_WHAT IS NEEDED_
Copy out each line featuring the string "diagram" from the entries beneath.

_DATA FOR THIS EXERCISE_

# # # # #

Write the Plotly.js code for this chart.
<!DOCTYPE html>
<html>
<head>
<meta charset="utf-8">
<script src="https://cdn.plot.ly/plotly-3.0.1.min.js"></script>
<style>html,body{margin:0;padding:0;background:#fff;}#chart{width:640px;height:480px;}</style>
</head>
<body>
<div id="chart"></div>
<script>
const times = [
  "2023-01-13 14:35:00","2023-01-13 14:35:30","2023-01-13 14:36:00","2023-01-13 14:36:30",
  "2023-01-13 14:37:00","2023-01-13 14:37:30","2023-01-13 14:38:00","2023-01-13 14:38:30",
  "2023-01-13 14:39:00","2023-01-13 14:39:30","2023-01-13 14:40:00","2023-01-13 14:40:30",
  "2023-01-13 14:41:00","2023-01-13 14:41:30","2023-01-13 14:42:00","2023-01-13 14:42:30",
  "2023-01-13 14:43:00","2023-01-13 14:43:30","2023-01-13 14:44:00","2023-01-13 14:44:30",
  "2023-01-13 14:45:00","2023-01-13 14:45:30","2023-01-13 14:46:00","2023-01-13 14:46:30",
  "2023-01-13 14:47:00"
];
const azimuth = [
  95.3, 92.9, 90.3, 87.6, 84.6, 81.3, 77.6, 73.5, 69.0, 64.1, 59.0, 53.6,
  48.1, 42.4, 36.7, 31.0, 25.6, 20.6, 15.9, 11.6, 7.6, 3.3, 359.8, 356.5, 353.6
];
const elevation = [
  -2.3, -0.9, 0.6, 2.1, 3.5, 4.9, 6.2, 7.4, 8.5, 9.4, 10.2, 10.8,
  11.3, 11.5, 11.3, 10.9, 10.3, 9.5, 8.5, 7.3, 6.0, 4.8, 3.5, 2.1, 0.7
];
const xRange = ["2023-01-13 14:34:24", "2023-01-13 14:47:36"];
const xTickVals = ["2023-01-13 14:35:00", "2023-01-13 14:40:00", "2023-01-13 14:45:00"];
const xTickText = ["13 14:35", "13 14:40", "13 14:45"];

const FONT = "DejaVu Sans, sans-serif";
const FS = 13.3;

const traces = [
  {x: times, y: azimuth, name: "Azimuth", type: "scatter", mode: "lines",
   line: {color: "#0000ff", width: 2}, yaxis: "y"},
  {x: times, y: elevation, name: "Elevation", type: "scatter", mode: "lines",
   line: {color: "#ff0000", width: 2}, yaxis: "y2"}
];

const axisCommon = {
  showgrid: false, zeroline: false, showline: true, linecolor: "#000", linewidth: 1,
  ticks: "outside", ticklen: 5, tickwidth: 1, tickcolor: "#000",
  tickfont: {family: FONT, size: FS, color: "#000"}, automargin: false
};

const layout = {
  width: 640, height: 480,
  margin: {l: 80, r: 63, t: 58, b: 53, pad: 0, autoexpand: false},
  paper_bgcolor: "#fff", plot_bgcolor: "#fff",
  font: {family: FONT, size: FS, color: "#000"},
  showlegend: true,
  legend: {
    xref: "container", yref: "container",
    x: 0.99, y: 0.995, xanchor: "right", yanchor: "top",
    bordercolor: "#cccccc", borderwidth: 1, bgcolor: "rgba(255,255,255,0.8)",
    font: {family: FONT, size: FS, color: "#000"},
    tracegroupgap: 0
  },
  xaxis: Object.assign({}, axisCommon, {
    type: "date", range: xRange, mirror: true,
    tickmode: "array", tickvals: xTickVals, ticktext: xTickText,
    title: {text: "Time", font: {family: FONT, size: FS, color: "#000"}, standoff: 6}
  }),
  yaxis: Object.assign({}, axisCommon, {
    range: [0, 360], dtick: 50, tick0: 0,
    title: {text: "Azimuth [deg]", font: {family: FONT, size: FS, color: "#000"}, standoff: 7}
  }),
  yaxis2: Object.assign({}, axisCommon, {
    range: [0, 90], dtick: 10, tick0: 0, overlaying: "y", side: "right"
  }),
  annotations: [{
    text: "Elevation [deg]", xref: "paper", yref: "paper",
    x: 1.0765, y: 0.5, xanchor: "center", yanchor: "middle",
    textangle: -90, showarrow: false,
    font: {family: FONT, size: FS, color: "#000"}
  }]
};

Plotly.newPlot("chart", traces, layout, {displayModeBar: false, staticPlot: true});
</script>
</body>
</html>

# # # # #

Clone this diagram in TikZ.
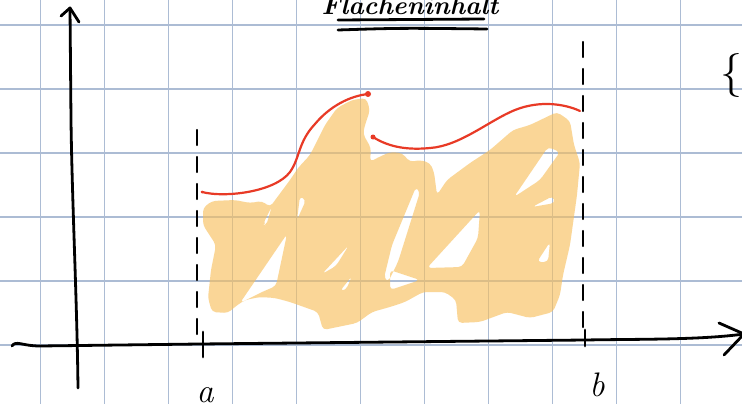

# # # # #

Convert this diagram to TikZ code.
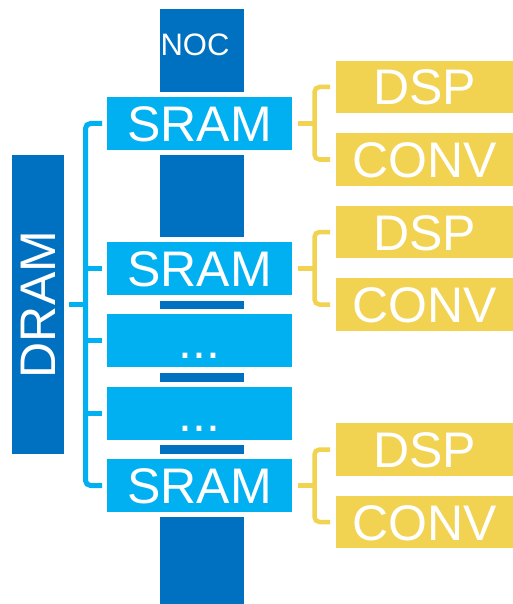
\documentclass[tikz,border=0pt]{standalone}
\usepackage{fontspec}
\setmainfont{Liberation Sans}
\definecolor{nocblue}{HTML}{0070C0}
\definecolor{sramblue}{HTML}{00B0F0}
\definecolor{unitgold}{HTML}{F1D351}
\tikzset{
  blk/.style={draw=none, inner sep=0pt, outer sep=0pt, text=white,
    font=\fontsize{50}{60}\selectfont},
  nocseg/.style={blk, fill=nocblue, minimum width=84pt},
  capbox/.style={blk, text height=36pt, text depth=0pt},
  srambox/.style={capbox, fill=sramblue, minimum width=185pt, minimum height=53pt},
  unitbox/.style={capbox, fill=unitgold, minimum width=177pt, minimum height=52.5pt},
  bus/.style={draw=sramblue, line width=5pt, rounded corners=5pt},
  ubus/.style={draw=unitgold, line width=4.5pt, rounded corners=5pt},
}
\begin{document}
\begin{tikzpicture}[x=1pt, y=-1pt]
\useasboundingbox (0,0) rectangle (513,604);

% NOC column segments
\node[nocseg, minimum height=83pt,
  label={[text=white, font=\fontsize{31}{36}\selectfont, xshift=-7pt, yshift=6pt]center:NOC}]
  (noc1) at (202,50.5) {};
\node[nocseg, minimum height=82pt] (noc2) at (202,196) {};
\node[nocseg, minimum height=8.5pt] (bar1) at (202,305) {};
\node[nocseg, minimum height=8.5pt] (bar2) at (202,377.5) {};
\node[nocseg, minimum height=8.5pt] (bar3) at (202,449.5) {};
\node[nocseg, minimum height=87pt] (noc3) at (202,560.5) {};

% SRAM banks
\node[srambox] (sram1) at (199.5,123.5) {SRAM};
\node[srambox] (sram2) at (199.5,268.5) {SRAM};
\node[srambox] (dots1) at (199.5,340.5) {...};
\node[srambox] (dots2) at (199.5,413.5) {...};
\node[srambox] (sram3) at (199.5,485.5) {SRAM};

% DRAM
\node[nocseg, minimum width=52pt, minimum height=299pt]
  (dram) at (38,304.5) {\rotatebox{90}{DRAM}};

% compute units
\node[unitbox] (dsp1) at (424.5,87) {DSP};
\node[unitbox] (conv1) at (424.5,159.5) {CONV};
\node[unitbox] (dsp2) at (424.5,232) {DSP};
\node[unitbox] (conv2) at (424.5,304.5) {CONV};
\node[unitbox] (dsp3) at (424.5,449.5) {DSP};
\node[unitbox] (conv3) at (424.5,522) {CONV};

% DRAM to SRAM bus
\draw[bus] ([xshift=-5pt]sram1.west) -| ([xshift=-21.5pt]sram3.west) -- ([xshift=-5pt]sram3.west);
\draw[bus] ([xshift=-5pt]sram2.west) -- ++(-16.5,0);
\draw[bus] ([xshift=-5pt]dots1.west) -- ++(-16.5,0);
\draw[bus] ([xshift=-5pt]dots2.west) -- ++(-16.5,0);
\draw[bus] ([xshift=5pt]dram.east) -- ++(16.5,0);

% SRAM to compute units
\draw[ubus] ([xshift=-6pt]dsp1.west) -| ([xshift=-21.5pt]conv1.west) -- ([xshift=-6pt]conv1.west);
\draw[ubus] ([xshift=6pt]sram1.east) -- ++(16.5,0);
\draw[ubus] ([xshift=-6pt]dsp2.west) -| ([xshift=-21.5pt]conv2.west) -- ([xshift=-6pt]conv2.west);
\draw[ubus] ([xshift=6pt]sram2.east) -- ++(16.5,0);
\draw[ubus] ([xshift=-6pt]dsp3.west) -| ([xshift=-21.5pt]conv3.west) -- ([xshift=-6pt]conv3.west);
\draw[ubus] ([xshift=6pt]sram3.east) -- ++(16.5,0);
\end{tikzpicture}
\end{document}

# # # # #

_SOLUTION FOR THIS EXERCISE_
Clone this diagram in TikZ.
Convert this diagram to TikZ code.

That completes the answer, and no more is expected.